## BRIEF
Determine how many lines hold "Output" and give only that number.

## RECORDS
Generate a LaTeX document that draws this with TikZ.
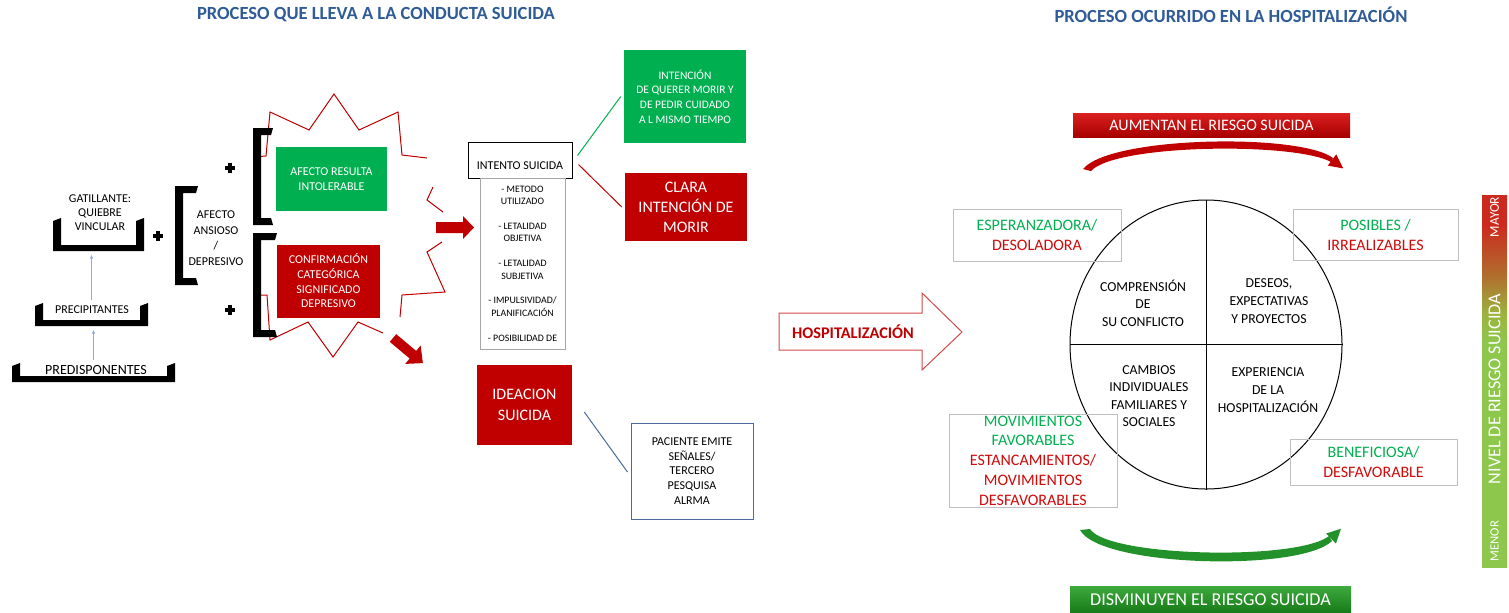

...

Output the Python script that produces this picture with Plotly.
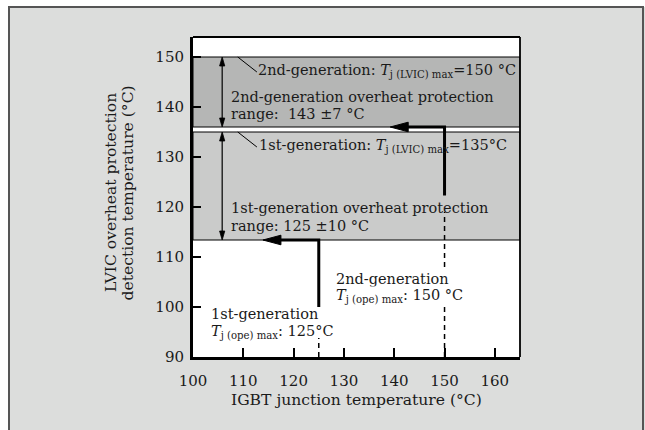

---

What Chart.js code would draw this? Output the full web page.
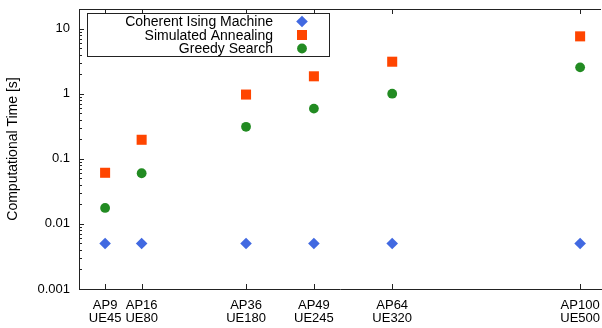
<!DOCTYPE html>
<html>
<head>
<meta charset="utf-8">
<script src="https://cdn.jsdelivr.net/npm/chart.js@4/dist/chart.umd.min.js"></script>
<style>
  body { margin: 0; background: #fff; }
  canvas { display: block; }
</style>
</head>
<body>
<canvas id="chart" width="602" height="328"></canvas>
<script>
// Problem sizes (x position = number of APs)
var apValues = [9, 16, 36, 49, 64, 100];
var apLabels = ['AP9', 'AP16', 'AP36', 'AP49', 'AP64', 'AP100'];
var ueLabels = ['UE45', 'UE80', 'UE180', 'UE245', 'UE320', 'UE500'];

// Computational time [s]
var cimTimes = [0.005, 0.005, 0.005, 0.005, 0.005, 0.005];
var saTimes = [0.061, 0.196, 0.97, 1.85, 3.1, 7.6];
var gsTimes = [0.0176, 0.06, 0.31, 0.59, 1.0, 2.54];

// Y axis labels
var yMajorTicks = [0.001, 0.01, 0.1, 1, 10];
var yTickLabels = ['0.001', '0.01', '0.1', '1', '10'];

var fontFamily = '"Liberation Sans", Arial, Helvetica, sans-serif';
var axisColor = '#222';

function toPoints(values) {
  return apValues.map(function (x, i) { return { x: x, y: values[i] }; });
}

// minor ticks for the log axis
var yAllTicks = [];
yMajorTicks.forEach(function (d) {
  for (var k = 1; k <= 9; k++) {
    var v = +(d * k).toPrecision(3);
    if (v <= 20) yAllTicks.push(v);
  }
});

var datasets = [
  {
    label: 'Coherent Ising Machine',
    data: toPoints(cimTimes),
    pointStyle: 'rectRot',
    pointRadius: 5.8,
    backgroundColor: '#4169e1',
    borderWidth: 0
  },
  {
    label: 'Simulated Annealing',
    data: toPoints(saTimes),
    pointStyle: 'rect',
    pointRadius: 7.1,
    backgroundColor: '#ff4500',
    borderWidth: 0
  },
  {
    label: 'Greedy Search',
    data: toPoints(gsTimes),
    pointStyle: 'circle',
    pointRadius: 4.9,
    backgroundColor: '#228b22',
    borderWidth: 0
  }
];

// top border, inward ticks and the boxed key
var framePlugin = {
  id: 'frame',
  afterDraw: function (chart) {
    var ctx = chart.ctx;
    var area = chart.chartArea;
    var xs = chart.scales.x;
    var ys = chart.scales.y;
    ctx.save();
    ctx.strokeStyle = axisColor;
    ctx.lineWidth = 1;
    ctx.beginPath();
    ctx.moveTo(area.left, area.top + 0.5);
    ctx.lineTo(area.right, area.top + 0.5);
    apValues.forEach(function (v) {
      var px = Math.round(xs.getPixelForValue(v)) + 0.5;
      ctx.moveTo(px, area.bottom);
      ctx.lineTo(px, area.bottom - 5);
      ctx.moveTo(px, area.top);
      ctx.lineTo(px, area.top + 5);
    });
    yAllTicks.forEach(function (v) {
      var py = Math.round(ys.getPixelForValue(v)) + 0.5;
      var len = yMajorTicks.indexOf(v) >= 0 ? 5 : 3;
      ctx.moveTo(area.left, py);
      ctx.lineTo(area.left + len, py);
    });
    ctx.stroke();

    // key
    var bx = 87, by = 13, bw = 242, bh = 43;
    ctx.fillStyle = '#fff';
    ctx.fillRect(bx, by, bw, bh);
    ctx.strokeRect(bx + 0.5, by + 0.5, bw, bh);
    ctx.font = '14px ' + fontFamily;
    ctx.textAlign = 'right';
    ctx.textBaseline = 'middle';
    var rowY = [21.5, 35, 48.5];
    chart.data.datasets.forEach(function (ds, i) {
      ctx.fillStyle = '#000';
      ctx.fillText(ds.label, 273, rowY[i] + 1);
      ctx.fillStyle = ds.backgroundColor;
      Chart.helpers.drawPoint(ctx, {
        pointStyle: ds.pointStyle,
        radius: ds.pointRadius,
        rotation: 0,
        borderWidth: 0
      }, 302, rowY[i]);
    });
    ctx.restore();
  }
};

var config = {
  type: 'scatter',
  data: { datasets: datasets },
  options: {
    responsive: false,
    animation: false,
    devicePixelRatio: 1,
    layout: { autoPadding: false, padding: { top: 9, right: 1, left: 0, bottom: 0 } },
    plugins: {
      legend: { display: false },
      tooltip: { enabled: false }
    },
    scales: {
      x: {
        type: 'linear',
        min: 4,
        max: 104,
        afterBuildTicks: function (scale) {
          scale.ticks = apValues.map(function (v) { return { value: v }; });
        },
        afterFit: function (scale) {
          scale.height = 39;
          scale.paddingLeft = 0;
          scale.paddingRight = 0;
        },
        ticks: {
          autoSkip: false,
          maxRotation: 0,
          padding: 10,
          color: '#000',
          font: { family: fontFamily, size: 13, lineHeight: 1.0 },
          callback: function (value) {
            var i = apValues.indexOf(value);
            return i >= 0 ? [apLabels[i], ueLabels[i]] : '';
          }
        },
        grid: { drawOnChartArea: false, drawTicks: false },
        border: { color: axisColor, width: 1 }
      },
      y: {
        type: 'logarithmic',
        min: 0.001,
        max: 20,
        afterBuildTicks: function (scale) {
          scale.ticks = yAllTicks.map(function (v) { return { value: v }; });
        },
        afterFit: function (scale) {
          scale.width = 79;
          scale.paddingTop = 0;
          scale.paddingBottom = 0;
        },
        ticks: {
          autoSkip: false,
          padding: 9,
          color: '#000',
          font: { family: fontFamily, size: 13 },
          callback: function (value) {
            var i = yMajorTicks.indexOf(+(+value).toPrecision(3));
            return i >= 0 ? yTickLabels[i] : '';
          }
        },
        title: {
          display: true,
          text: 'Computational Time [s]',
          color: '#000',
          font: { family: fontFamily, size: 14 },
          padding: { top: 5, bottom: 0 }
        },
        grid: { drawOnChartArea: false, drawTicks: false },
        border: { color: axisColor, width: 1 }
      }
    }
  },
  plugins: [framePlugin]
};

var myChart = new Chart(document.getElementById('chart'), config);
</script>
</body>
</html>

## EXERCISE SOLUTION
2